ABOUT MICHAELMAS . . . On Friday evening, September 28, we will have a simple Sung Mass at 6:00 PM.  The Mass should last less than an hour.  There will be congregational music; there will be incense!  Michaelmas is the traditional English name for the Feast of Saint Michael and All Angels.


CHRISTIAN FORMATION . . . The Wednesday evening classes have resumed.  We begin this year with a series led by Father Breidenthal on “The Prodigal Son.”  Discussion will be based upon the story from Luke 15 and will explore various ways the passage can be understood, experienced and applied to our lives.  Those arriving for classes on weeknights after Mass are reminded of the doorbell that rings in Saint Benedict’s Study located inside the 46th Street Parish Building entrance.

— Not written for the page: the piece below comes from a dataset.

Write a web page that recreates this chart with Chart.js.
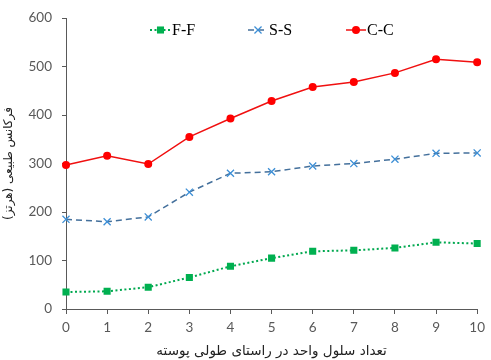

SUMMARY OF THE SEPTEMBER 17, 2001, BOARD MEETING . . . At its September 17, 2001, meeting, the Board of Trustees: 1. Prayed for those who have died and those who mourn, for our Nation, and for peace and justice.  2. Heard about the activities at the Church since the World Trade Center disaster.  The Church has remained open throughout each day, and many people have come in to seek solace.  At the noonday Mass on Friday September 14, more than 600 people were in attendance, with the offering dedicated to the relief efforts.  The clergy have also ventured into the streets around Times Square, to offer support to police and firemen and to console passersby.  3. Learned that renovation work is continuing in Saint Joseph’s Hall and in the Curate’s apartment, which is on the fifth floor of the Parish House.  4. Discussed plans for a Stewardship reception to be held at the Rectory on Monday October 15, beginning at 7:00 PM.  5. Discussed Board membership and rotation off the Board for members who have served.  6. Heard of plans for evening Solemn Masses for: All Saints’ Day, November 1; All Souls’ Day, November 2; the Feast of Saint Andrew the Apostle, November 30, when the Curate, Father Weiler, is scheduled to be ordained to the Order of Sacred Priests by Presiding Bishop Frank Griswold; and our Patronal Feast, the Conception of the Blessed Virgin Mary, December 7, when the preacher will be Father Allen Moses, vicar, All Saints Church, Margaret Street, London.  Leroy Sharer, secretary


CELEBRATING A NEW BISHOP . . . The Diocese of New York invites you to be present at the recognition, investiture and installation of the Right Reverend Mark Sean Sisk as the Fifteenth Bishop of New York and for the Mass on the Feast of Saint Michael and All Angels, Saturday, September 29, 2001 at 11:00 AM at the Cathedral of Saint John the Divine.